The bloody occurrences in Barcelona were merely the last in a long series of unheard-of provocative acts having for their sole purpose to incite the C.N.T. and the F.A.I. to retaliation, so that later the moral responsibility for the inevitable consequences could be shoved off on them. Thus, the government in Valencia, all on the quiet, organized a special troop of revenue officers, carabineros, made up entirely of Communists and Right Socialists. In April of this year a section of this troop uas suddenly sent into Catalonia to occupy the French border, which up to then had been guarded by the workers' militia of the C.N.T., who were everywhere with unimpeachable punctiliousness looking after the public .safety. This act, which had even no legal justification, can only be interpreted as a provocation directed against the C.N.T.

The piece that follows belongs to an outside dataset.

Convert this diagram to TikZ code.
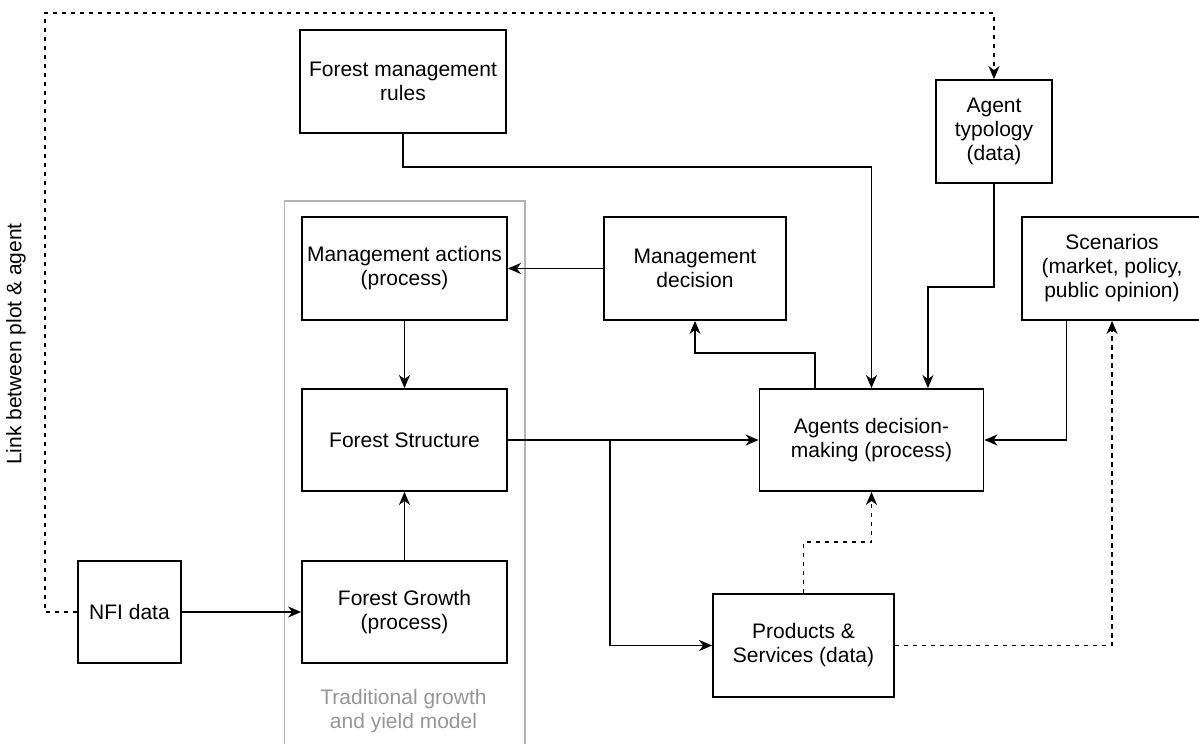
\documentclass[tikz,border=0pt]{standalone}
\usepackage{fontspec}
\setmainfont{Liberation Sans}
\usetikzlibrary{arrows.meta,calc}
\definecolor{grayline}{RGB}{180,180,180}
\definecolor{graytext}{RGB}{150,150,150}
\begin{document}
\begin{tikzpicture}[x=1pt,y=-1pt,
  box/.style={draw=black, line width=1.8pt, fill=white, inner sep=0pt, align=center,
    font=\fontsize{21}{24}\selectfont},
  conn/.style={line width=1.8pt, draw=black},
  arr/.style={conn, -{Stealth[length=13pt,width=11pt,inset=4pt]}},
  dsh/.style={dash pattern=on 4.5pt off 4.5pt}]
\useasboundingbox (0,0) rectangle (1199,744);
\clip (0,0) rectangle (1199,744);
% gray frame
\draw[grayline, line width=1.8pt] (284.5,201) rectangle (524.7,760);
\node[text=graytext, align=center, font=\fontsize{21}{24}\selectfont] (tgy) at (403.5,711) {Traditional growth\\and yield model};
% boxes
\node[box, minimum width=206pt, minimum height=103pt] (FMR) at (403,81.5) {Forest management\\rules};
\node[box, minimum width=116pt, minimum height=103pt] (AT) at (994,131.5) {Agent\\typology\\(data)};
\node[box, minimum width=205pt, minimum height=103pt] (MA) at (404.5,268.5) {Management actions\\(process)};
\node[box, minimum width=182pt, minimum height=103pt] (MD) at (695,268.5) {Management\\decision};
\node[box, minimum width=180pt, minimum height=103pt] (SC) at (1112,268.5) {Scenarios\\(market, policy,\\public opinion)};
\node[box, minimum width=205pt, minimum height=102pt] (FS) at (404.5,440) {Forest Structure};
\node[box, minimum width=224pt, minimum height=102pt] (ADM) at (871.5,440) {Agents decision-\\making (process)};
\node[box, minimum width=103pt, minimum height=102pt] (NFI) at (129.5,612) {NFI data};
\node[box, minimum width=205pt, minimum height=102pt] (FG) at (404.5,612) {Forest Growth\\(process)};
\node[box, minimum width=181pt, minimum height=103pt] (PS) at (803.5,645.5) {Products \&\\Services (data)};
% side label
\node[rotate=90, font=\fontsize{21}{24}\selectfont] (lbl) at (16,344) {Link between plot \& agent};
% helper coordinates
\coordinate (lk) at (45,13);
\coordinate (atin) at ($(ADM.north)!0.5!(ADM.north east)$);
\coordinate (admout) at ($(ADM.north)!0.5!(ADM.north west)$);
\coordinate (scout) at ($(SC.south)!0.5!(SC.south west)$);
\coordinate (J) at (610,440);
% connectors
\draw[arr, dsh] (NFI.west) -| (lk) -| (AT.north);
\draw[arr] (NFI.east) -- (FG.west);
\draw[arr] (FG.north) -- (FS.south);
\draw[arr] (MA.south) -- (FS.north);
\draw[arr] (MD.west) -- (MA.east |- MD.west);
\draw[arr] (FMR.south) -- ++(0,33) -| (ADM.north);
\draw[arr] (AT.south) -- ++(0,103) -| (atin);
\draw[arr] (admout) -- ++(0,-35) -| (MD.south);
\draw[arr] (scout) |- (ADM.east);
\draw[arr] (FS.east) -- (ADM.west);
\draw[arr] (J) |- (PS.west);
\draw[arr, dsh] (PS.north) -- ++(0,-51) -| (ADM.south);
\draw[arr, dsh] (PS.east) -| (SC.south);
\end{tikzpicture}
\end{document}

On April 27, the carabineros, without any reason whatever, brought on a clash with the residents of the little city of Puigcerda, whose population consisted exclusively of Anarchists, in the course of which Antonio Martin, President of the City Council, and two comrades of the C.N.T. were shot by Catalonian Separatists. The town was known for its exemplary economic and political arrangements, which had even been highly extolled on several occasions by correspondents of foreign newspapers. Still the C.N.T., even this time, did not let itself be drawn into retaliatory measures, since it was well aware of the enormous responsibility that rested on its shoulders. If, along with all this, one takes into consideration the continual crises in the Catalonian government which were being provoked by the Communists, one understands at once that the alleged "revolt of the Trotzkyists and the Anarchists" in Catalonia was in reality a well-planned assault of the counter-revolution, by which it was sought to batter down the strongest bulwark of the Spanish labor movement and clear the field for the schemes of the foreign imperialists.